In case anyone wasn't sure about whether NBA players were athletic, Jay Bilas made sure to remind us during the 2010 NBA Draft last night that every single prospect was, indeed, athletic. For this post, we turn to the perspective of a childhood friend. We'll call him Joey.
NBA Draft: One Man's Observations:
The NBA draft concluded last night and it would behoove ESPN to not torture its viewers by allowing Jay Bilas and the other ESPN talking heads to evaluate each NBA prospect in exactly the same manner when they are drafted. It was approximately the end of Round 1 when it dawned on me that just about every single player (Sans Gordon Heywood, more on him in a moment) had been described as “Long” “Athletic” and having a “Great wing span”.
Pardon my exact calculations, but I think every single player drafted had a wingspan that was about 3-6 inches longer than they are tall. While this might differentiate them from those of us playing in local Rec leagues, it is obviously commonplace for someone going to the NBA and thus does not need to be called out as an asset that each one of them have.

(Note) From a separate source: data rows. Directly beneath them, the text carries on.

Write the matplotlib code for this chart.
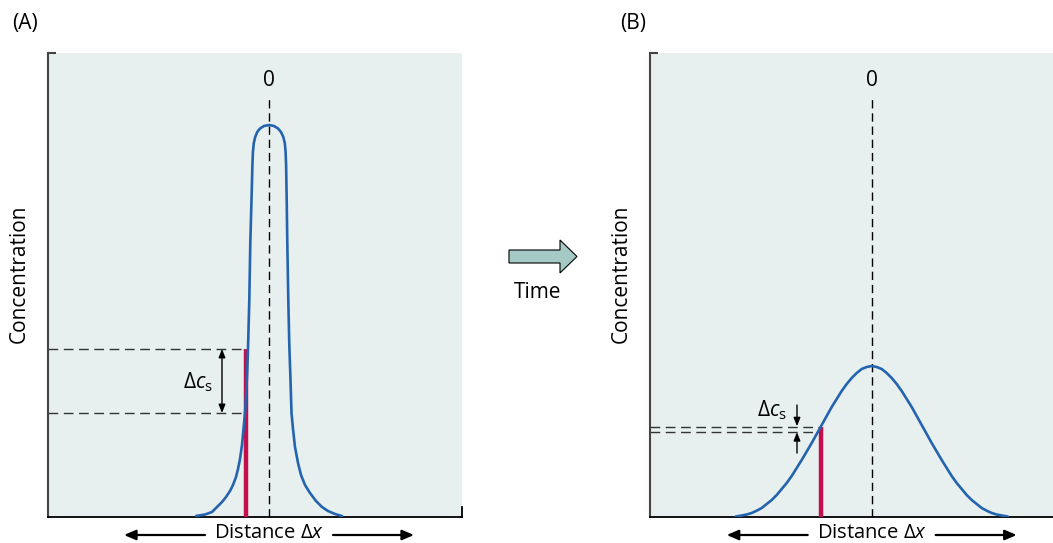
import numpy as np
import matplotlib.pyplot as plt
from matplotlib.patches import FancyArrow

plt.rcParams['font.family'] = ['Open Sans', 'DejaVu Sans']
plt.rcParams['mathtext.fontset'] = 'custom'
plt.rcParams['mathtext.rm'] = 'Open Sans'
plt.rcParams['mathtext.it'] = 'Open Sans:italic'

# Concentration profiles (distance, concentration)
# (A) narrow, flat-topped profile at the start
xa = np.array([-0.73, -0.64, -0.57, -0.52, -0.47, -0.43, -0.39, -0.36, -0.33,
               -0.31, -0.29, -0.27, -0.255, -0.24, -0.23, -0.22, -0.21,
               -0.197, -0.187, -0.175, -0.166, -0.161, -0.152, -0.138,
               -0.118, -0.09, -0.05, 0.0, 0.05, 0.09, 0.12, 0.143, 0.158,
               0.166, 0.171, 0.177, 0.183, 0.193, 0.203, 0.215, 0.225, 0.24,
               0.26, 0.29, 0.32, 0.36, 0.41, 0.47, 0.53, 0.59, 0.66, 0.73])
ca = np.array([0.01, 0.025, 0.05, 0.10, 0.15, 0.20, 0.26, 0.32, 0.40, 0.48,
               0.58, 0.72, 0.88, 1.04, 1.20, 1.40, 1.68, 2.17, 2.74, 3.17,
               3.52, 3.65, 3.74, 3.80, 3.85, 3.885, 3.91, 3.92, 3.91, 3.885,
               3.85, 3.80, 3.74, 3.65, 3.52, 3.17, 2.74, 2.17, 1.72, 1.37,
               1.04, 0.88, 0.70, 0.54, 0.42, 0.32, 0.24, 0.16, 0.10, 0.06,
               0.03, 0.01])

# (B) broad profile after some time
xb_half = np.array([0.0, 0.05, 0.10, 0.15, 0.20, 0.25, 0.30, 0.35, 0.40, 0.45,
                    0.50, 0.55, 0.60, 0.65, 0.70, 0.75, 0.80, 0.85, 0.90,
                    0.95, 1.00, 1.05, 1.10, 1.15, 1.20, 1.25, 1.30, 1.36])
cb_half = np.array([1.51, 1.50, 1.48, 1.44, 1.39, 1.33, 1.26, 1.18, 1.10,
                    1.01, 0.92, 0.83, 0.74, 0.655, 0.57, 0.49, 0.41, 0.34,
                    0.28, 0.22, 0.17, 0.13, 0.09, 0.063, 0.04, 0.025, 0.015,
                    0.005])
xb = np.concatenate([-xb_half[::-1], xb_half[1:]])
cb = np.concatenate([cb_half[::-1], cb_half[1:]])

# sample position and the concentration step across it
x_s = [-0.23, -0.51]
c_hi = [1.68, 0.903]
c_lo = [1.04, 0.853]

bg = '#e7f0ef'
blue = '#2464ae'
red = '#c3104c'
fs = 15

fig = plt.figure(figsize=(10.53, 5.43), dpi=100)

# overlay in pixel units for labels and the time arrow
ov = fig.add_axes([0, 0, 1, 1])
ov.set_xlim(0, 1053)
ov.set_ylim(543, 0)
ov.axis('off')
ov.text(25, 24, '(A)', fontsize=fs, ha='center', va='center')
ov.text(633, 24, '(B)', fontsize=fs, ha='center', va='center')
ov.add_patch(FancyArrow(509, 256.5, 68, 0, width=13, head_width=33,
                        head_length=17, length_includes_head=True,
                        fc='#a5c9c4', ec='black', lw=0.8))
ov.text(538, 292, 'Time', fontsize=fs, ha='center', va='center')
ov.text(19, 274, 'Concentration', fontsize=fs, rotation=90,
        ha='center', va='center')
ov.text(621, 274, 'Concentration', fontsize=fs, rotation=90,
        ha='center', va='center')

ax_a = fig.add_axes([48 / 1053, 26 / 543, 414 / 1053, 464 / 543])
ax_b = fig.add_axes([650 / 1053, 26 / 543, 403 / 1053, 464 / 543])
ax_a.set_xlim(-2.21, 1.93)
ax_b.set_xlim(-2.217, 1.813)

panels = [(ax_a, xa, ca), (ax_b, xb, cb)]
for i, (ax, x, c) in enumerate(panels):
    ax.set_ylim(0, 4.64)
    ax.set_facecolor(bg)
    ax.set_xticks([])
    ax.set_yticks([])
    ax.spines['top'].set_visible(False)
    ax.spines['right'].set_visible(False)
    ax.spines['left'].set_color('#444444')
    ax.spines['left'].set_linewidth(1.5)
    ax.spines['bottom'].set_color('black')
    ax.spines['bottom'].set_linewidth(1.3)
    # small corner tick at the top of the y axis
    ax.plot([0, 0.02], [1, 1], transform=ax.transAxes, color='#444444',
            lw=1.5, clip_on=False, solid_capstyle='butt')

    # centre line and zero label
    ax.plot([0, 0], [0, 4.22], color='black', lw=1.0, ls=(0, (6, 3.5)))
    ax.text(0, 4.37, '0', fontsize=fs, ha='center', va='center')

    # profile
    ax.plot(x, c, color=blue, lw=1.9, zorder=4, solid_capstyle='round',
            solid_joinstyle='round')

    # sample bar and concentration levels
    xl = ax.get_xlim()[0]
    ax.plot([x_s[i], x_s[i]], [0, c_hi[i]], color=red, lw=3.2, zorder=3,
            solid_capstyle='butt')
    for lev in (c_hi[i], c_lo[i]):
        ax.plot([xl, x_s[i] - 0.01], [lev, lev], color='#333333', lw=1.0,
                ls=(0, (7, 4)))

    # distance arrows below the axis
    for sgn in (-1, 1):
        ax.annotate('', xy=(sgn * 1.45, -0.18), xytext=(sgn * 0.64, -0.18),
                    xycoords='data', annotation_clip=False,
                    arrowprops=dict(arrowstyle='-|>,head_length=0.7,head_width=0.3',
                                    color='black', lw=1.6, shrinkA=0, shrinkB=0))
    ax.text(0, -0.165, r'Distance $\Delta x$', fontsize=14.5, ha='center',
            va='center', clip_on=False)

# right-end tick on panel A
ax_a.plot([1, 1], [0, 0.022], transform=ax_a.transAxes, color='black',
          lw=1.3, clip_on=False)

# concentration step annotations
ax_a.annotate('', xy=(-0.47, c_hi[0]), xytext=(-0.47, c_lo[0]),
              arrowprops=dict(arrowstyle='<|-|>,head_length=0.5,head_width=0.2',
                              color='black', lw=1.0, shrinkA=0, shrinkB=0))
ax_a.text(-0.71, 1.35, r'$\Delta c_{\mathrm{s}}$', fontsize=fs,
          ha='center', va='center')

ax_b.annotate('', xy=(-0.747, c_hi[1] + 0.005), xytext=(-0.747, 1.12),
              arrowprops=dict(arrowstyle='-|>,head_length=0.5,head_width=0.2',
                              color='black', lw=1.0, shrinkA=0, shrinkB=0))
ax_b.annotate('', xy=(-0.747, c_lo[1] - 0.005), xytext=(-0.747, 0.64),
              arrowprops=dict(arrowstyle='-|>,head_length=0.5,head_width=0.2',
                              color='black', lw=1.0, shrinkA=0, shrinkB=0))
ax_b.text(-1.0, 1.07, r'$\Delta c_{\mathrm{s}}$', fontsize=fs,
          ha='center', va='center')

fig.savefig('out.png', dpi=100)
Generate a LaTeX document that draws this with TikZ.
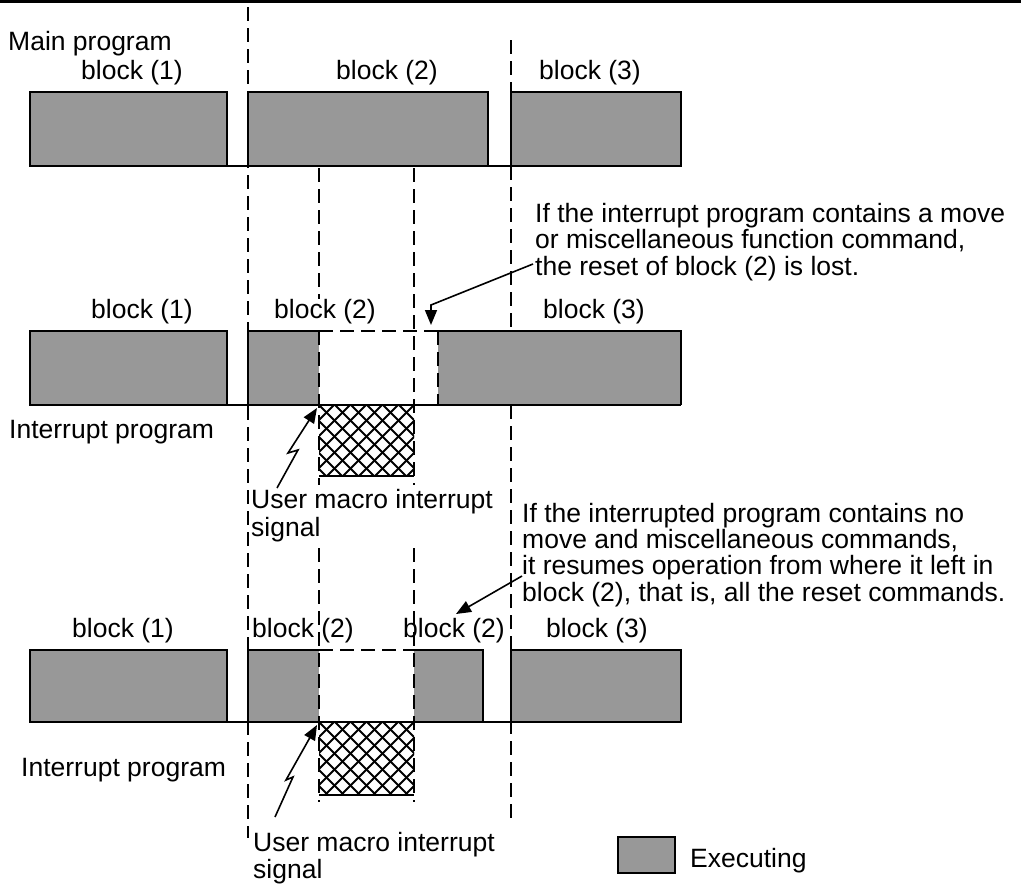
\documentclass[tikz,border=0pt]{standalone}
\usepackage{fontspec}
\setmainfont{Liberation Sans}
\usetikzlibrary{arrows.meta}
\definecolor{execgray}{RGB}{152,152,152}
\tikzset{
  lbl/.style={font=\fontsize{26.5}{26.5}\selectfont, inner sep=0pt, anchor=base},
  lblw/.style={lbl, anchor=base west, align=left},
  dsh/.style={line width=1.8pt, dash pattern=on 14pt off 7pt},
  edgeline/.style={line width=1.6pt},
  baseln/.style={line width=2pt},
  execfill/.style={fill=execgray},
  arr/.style={line width=1.6pt, -{Triangle[length=15pt,width=12pt]}},
}
\newcommand\myxhatch[4]{%
  \begin{scope}
    \clip (#1,#2) rectangle (#3,#4);
    \fill[white] (#1,#2) rectangle (#3,#4);
    \foreach \k in {-8,...,8}{
      \draw[line width=1.8pt] ({#1+\k*16},#2) -- ({#1+\k*16+120},{#2+120});
      \draw[line width=1.8pt] ({#3-\k*16},#2) -- ({#3-\k*16-120},{#2+120});
    }
  \end{scope}}
\begin{document}
\begin{tikzpicture}[x=1pt,y=-1pt]
\useasboundingbox (0,0) rectangle (1021,886);
% top rule
\draw[line width=3pt] (0,1.5) -- (1021,1.5);

% ---- grey (executing) fills ----
\fill[execfill] (30,92) rectangle (227,166);
\fill[execfill] (248,92) rectangle (488,166);
\fill[execfill] (511,92) rectangle (681,166);
\fill[execfill] (30,331) rectangle (227,405);
\fill[execfill] (248,331) rectangle (319,405);
\fill[execfill] (438,331) rectangle (681,405);
\fill[execfill] (30,650) rectangle (227,722);
\fill[execfill] (248,650) rectangle (319,722);
\fill[execfill] (414,650) rectangle (483,722);
\fill[execfill] (511,650) rectangle (681,722);

% ---- interrupt program (cross-hatched) ----
\myxhatch{319}{405}{414}{476}
\myxhatch{319}{722}{414}{795}

% ---- dashed lines ----
\draw[dsh] (248,7) -- (248,838);
\draw[dsh] (511,40) -- (511,331);
\draw[dsh] (511,405) -- (511,823);
\draw[dsh] (319,168) -- (319,299);
\draw[dsh] (319,331) -- (319,485);
\draw[dsh] (414,168) -- (414,485);
\draw[dsh] (319,331) -- (438,331);
\draw[dsh] (438,331) -- (438,405);
\draw[dsh] (319,548) -- (319,802);
\draw[dsh] (414,548) -- (414,802);
\draw[dsh] (319,650) -- (414,650);

% ---- solid outlines ----
\draw[edgeline] (30,92) rectangle (227,166);
\draw[edgeline] (248,92) rectangle (488,166);
\draw[edgeline] (511,92) rectangle (681,166);
\draw[edgeline] (30,331) rectangle (227,405);
\draw[edgeline] (319,331) -- (248,331) -- (248,405);
\draw[edgeline] (438,331) -- (681,331) -- (681,405);
\draw[edgeline] (30,650) rectangle (227,722);
\draw[edgeline] (319,650) -- (248,650) -- (248,722);
\draw[edgeline] (414,650) -- (483,650) -- (483,722);
\draw[edgeline] (511,650) rectangle (681,722);
\draw[edgeline] (319,476) -- (414,476);
\draw[edgeline] (319,795) -- (414,795);
\draw[baseln] (30,166) -- (681,166);
\draw[baseln] (30,405) -- (681,405);
\draw[baseln] (30,722) -- (681,722);

% ---- legend ----
\draw[edgeline, execfill] (618,837) rectangle (675,873);
\node[lblw] (exec) at (690,867) {Executing};

% ---- labels ----
\node[lblw] (mainp) at (8,50) {Main program};
\node[lbl] (r1b1) at (132,79) {block (1)};
\node[lbl] (r1b2) at (387,79) {block (2)};
\node[lbl] (r1b3) at (590,79) {block (3)};
\node[lbl] (r2b1) at (142,318) {block (1)};
\node[lbl] (r2b2) at (325,318) {block (2)};
\node[lbl] (r2b3) at (594,318) {block (3)};
\node[lbl] (r3b1) at (123,637) {block (1)};
\node[lbl] (r3b2a) at (303,637) {block (2)};
\node[lbl] (r3b2b) at (454,637) {block (2)};
\node[lbl] (r3b3) at (597,637) {block (3)};
\node[lblw] (ip2) at (9,438) {Interrupt program};
\node[lblw] (ip3) at (21,776) {Interrupt program};
% multi-line nodes: base anchor = baseline of the last line
\node[lblw, font=\fontsize{26.5}{28}\selectfont] (um2) at (251,536) {User macro interrupt\\signal};
\node[lblw, font=\fontsize{26.5}{27}\selectfont] (um3) at (253,878) {User macro interrupt\\signal};
\node[lblw] (note2) at (535,275) {If the interrupt program contains a move\\or miscellaneous function command,\\the reset of block (2) is lost.};
\node[lblw, font=\fontsize{26.5}{26.3}\selectfont] (note3) at (522,601) {If the interrupted program contains no\\move and miscellaneous commands,\\it resumes operation from where it left in\\block (2), that is, all the reset commands.};

% ---- arrows ----
\coordinate (n2s) at (533,264);
\coordinate (n2b) at (431,305);
\coordinate (n2t) at (431,325);
\draw[arr] (n2s) -- (n2b) -- (n2t);
\coordinate (n3s) at (522,576);
\coordinate (n3t) at (456,614);
\draw[arr] (n3s) -- (n3t);
\coordinate (l2a) at (277,488);
\coordinate (l2b) at (298,450);
\coordinate (l2c) at (288,453);
\coordinate (l2t) at (317,408);
\draw[arr] (l2a) -- (l2b) -- (l2c) -- (l2t);
\coordinate (l3a) at (275,817);
\coordinate (l3b) at (293,777);
\coordinate (l3c) at (286,780);
\coordinate (l3t) at (317,725);
\draw[arr] (l3a) -- (l3b) -- (l3c) -- (l3t);
\end{tikzpicture}
\end{document}
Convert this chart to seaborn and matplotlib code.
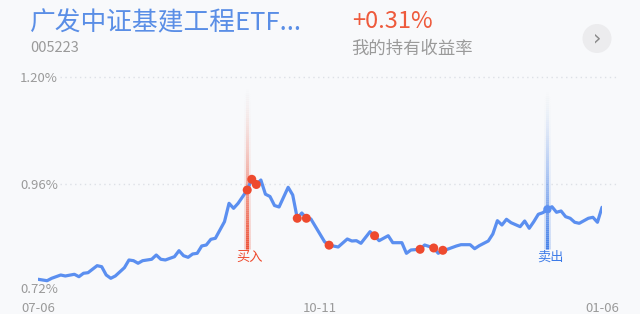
import numpy as np
import pandas as pd
import matplotlib
matplotlib.use("Agg")
import matplotlib.pyplot as plt
from matplotlib.collections import LineCollection
from matplotlib.patches import Ellipse
import matplotlib.transforms as mtransforms
import seaborn as sns

# ---------------- data ----------------
days = [0, 2, 3, 5, 6, 8, 9, 10, 11, 13, 14, 15, 16, 17, 19, 20, 21, 22, 23, 25,
        26, 27, 28, 30, 31, 32, 33, 34, 35, 36, 37, 38, 39, 41, 42, 43, 44, 46, 47, 48,
        49, 50, 51, 52, 53, 55, 56, 57, 58, 59, 60, 63, 64, 66, 68, 69, 70, 71, 73, 74,
        75, 77, 78, 80, 81, 82, 84, 85, 87, 88, 89, 90, 92, 93, 95, 96, 97, 99, 100, 101,
        102, 103, 104, 106, 107, 108, 109, 110, 111, 112, 113, 114, 115, 116, 117, 118, 119, 121, 122, 123,
        124]
values = [0.7457, 0.7425, 0.7479, 0.7553, 0.7531, 0.7569, 0.7515, 0.7592, 0.7605, 0.7763,
          0.7740, 0.7553, 0.7479, 0.7531, 0.7718, 0.7891, 0.7875, 0.7817, 0.7875, 0.7907,
          0.8003, 0.7907, 0.7891, 0.7965, 0.8100, 0.7987, 0.7951, 0.8026, 0.8041, 0.8206,
          0.8228, 0.8356, 0.8379, 0.8752, 0.9166, 0.9053, 0.9166, 0.9465, 0.9706, 0.9589,
          0.9690, 0.9371, 0.9319, 0.9116, 0.9083, 0.9526, 0.9353, 0.8829, 0.8948, 0.8829,
          0.8813, 0.8302, 0.8224, 0.8183, 0.8363, 0.8318, 0.8325, 0.8266, 0.8527, 0.8437,
          0.8325, 0.8437, 0.8280, 0.8280, 0.8041, 0.8116, 0.8131, 0.8228, 0.8161, 0.8041,
          0.8109, 0.8131, 0.8206, 0.8235, 0.8235, 0.8145, 0.8212, 0.8318, 0.8476, 0.8775,
          0.8678, 0.8806, 0.8730, 0.8640, 0.8768, 0.8604, 0.8752, 0.8919, 0.8955, 0.9031,
          0.9089, 0.8964, 0.8993, 0.8865, 0.8829, 0.8739, 0.8716, 0.8829, 0.8851, 0.8739,
          0.9076]
buy_dot_days = [46, 47, 48, 57, 59, 64, 74, 84, 87, 89]
buy_day = 46
sell_day = 112
y_ticks = [0.72, 0.96, 1.20]
y_tick_labels = ["0.72%", "0.96%", "1.20%"]
x_ticks = [0, 62, 124]
x_tick_labels = ["07-06", "10-11", "01-06"]
title = "广发中证基建工程ETF..."
code = "005223"
ret_text = "+0.31%"
ret_label = "我的持有收益率"

# ---------------- style ----------------
sns.set_style("white")
plt.rcParams["font.family"] = ["Noto Sans CJK SC", "DejaVu Sans"]
BG = "#f8f9fb"
LINE = "#5b8ff0"
RED = "#ee4a2e"
BLUE = "#3d7be8"
GRAY = "#9a9a9a"

df = pd.DataFrame({"day": days, "value": values})
dots = df[df["day"].isin(buy_dot_days)]
sell = df[df["day"] == sell_day]

W, H = 640, 314
fig = plt.figure(figsize=(W / 100, H / 100), dpi=100, facecolor=BG)
ax = fig.add_axes([38 / W, 23.3 / H, 564 / W, 213.4 / H])
ax.set_facecolor(BG)
ax.set_xlim(0, 124)
ax.set_ylim(0.72, 1.20)
for s in ax.spines.values():
    s.set_visible(False)

# dotted grid lines (extend past the data range like the reference)
ytrans = ax.get_yaxis_transform()
for yv in y_ticks[1:]:
    ax.plot([0.039, 1.028], [yv, yv], transform=ytrans, color="#dde0e6",
            lw=1.0, ls=(0, (1, 2.5)), clip_on=False, zorder=0)

# gradient vertical marker lines
xtrans = ax.get_xaxis_transform()
def grad_line(xd, y0, y1, color, n=80):
    ys = np.linspace(y0, y1, n + 1)
    segs = [[(xd, ys[i]), (xd, ys[i + 1])] for i in range(n)]
    t = np.linspace(0, 1, n)
    rgba = np.array([matplotlib.colors.to_rgba(color)] * n)
    rgba[:, 3] = np.clip(t ** 1.6, 0, 1) * 0.95
    lc = LineCollection(segs, colors=rgba, linewidths=2.2, transform=xtrans, zorder=1)
    ax.add_collection(lc)
    rgba2 = rgba.copy()
    rgba2[:, 3] = rgba2[:, 3] * 0.25
    lc2 = LineCollection(segs, colors=rgba2, linewidths=5, transform=xtrans, zorder=1)
    ax.add_collection(lc2)

grad_line(buy_day, 0.964, 0.195, RED)
grad_line(sell_day, 0.950, 0.195, BLUE)

sns.lineplot(data=df, x="day", y="value", ax=ax, color=LINE, lw=2.3, zorder=2,
             estimator=None, sort=False)
sns.scatterplot(data=dots, x="day", y="value", ax=ax, color=RED, s=42,
                edgecolor="none", zorder=3)
sns.scatterplot(data=sell, x="day", y="value", ax=ax, color=LINE, s=36,
                edgecolor="none", zorder=3)

ax.text(buy_day + 0.6, 0.158, "买入", transform=xtrans, ha="center", va="center",
        color=RED, fontsize=9.5)
ax.text(sell_day + 0.6, 0.158, "卖出", transform=xtrans, ha="center", va="center",
        color=BLUE, fontsize=9.5)

# ticks
ax.set_xticks(x_ticks)
ax.set_xticklabels(x_tick_labels, color=GRAY, fontsize=9.5)
ax.set_yticks(y_ticks)
ax.set_yticklabels(y_tick_labels, color=GRAY, fontsize=9.5)
ax.tick_params(axis="x", length=0, pad=8)
ax.tick_params(axis="y", length=0, pad=13)
for lab in ax.get_yticklabels():
    lab.set_ha("left")
ylabs = ax.get_yticklabels()
ylabs[0].set_transform(ylabs[0].get_transform() +
                       mtransforms.ScaledTranslation(0, 2.5 / 100, fig.dpi_scale_trans))
ax.set_xlabel("")
ax.set_ylabel("")

# header
fig.text(30 / W, 1 - 23 / H, title, color="#5a8ee6", fontsize=18.5, ha="left", va="center")
fig.text(30 / W, 1 - 48 / H, code, color=GRAY, fontsize=10.5, ha="left", va="center")
fig.text(352 / W, 1 - 22 / H, ret_text, color="#ee5a3c", fontsize=17, ha="left", va="center")
fig.text(351 / W, 1 - 49 / H, ret_label, color=GRAY, fontsize=12.5, ha="left", va="center")
fig.patches.append(Ellipse((597 / W, 1 - 38.5 / H), 29 / W, 29 / H,
                           transform=fig.transFigure, facecolor="#ececee", edgecolor="none"))
fig.text(597 / W, 1 - 38.5 / H, "›", color="#8a8a8a", fontsize=15, ha="center", va="center",
         family="DejaVu Sans")

fig.savefig("out.png", dpi=100, facecolor=BG)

Yes, they have really long arms, we get it, that is why they are going to the NBA and I am going to the office this Friday morning. Maybe Bilas, Jeff Van Gundy and Jon Barry should try focusing a little more on some game performances these people have had. This way we have a better idea of that kind of players they have been and not just their wingspan and vertical leap. Do some research, watch a few college games and don’t just read the combine stats, that’s why you are paid to be “experts”.
As for Gordon Heywood, could ESPN have played up the “Good, wholesome, white Christian” background any less subtly? The only thing missing from the post pick analysis of Heywood was analysis of what level SPF he uses.
Quote of the night: Stuart Scott, right after the first round concluded in trying to build up the importance of the 2nd round, poses the follwing open question to his esteemed panel:
“So, for 2nd round players that are taken in the early 30s, there really isn’t much difference between them and those taken in the late first round, right?” Ha… Yes Stu, actually there is. Every year, only 30 players exactly are any good. After that, you might as well not even draft. #26-#30 typically have all star potential, #31-#35 will be lucky to make the team. Great question!!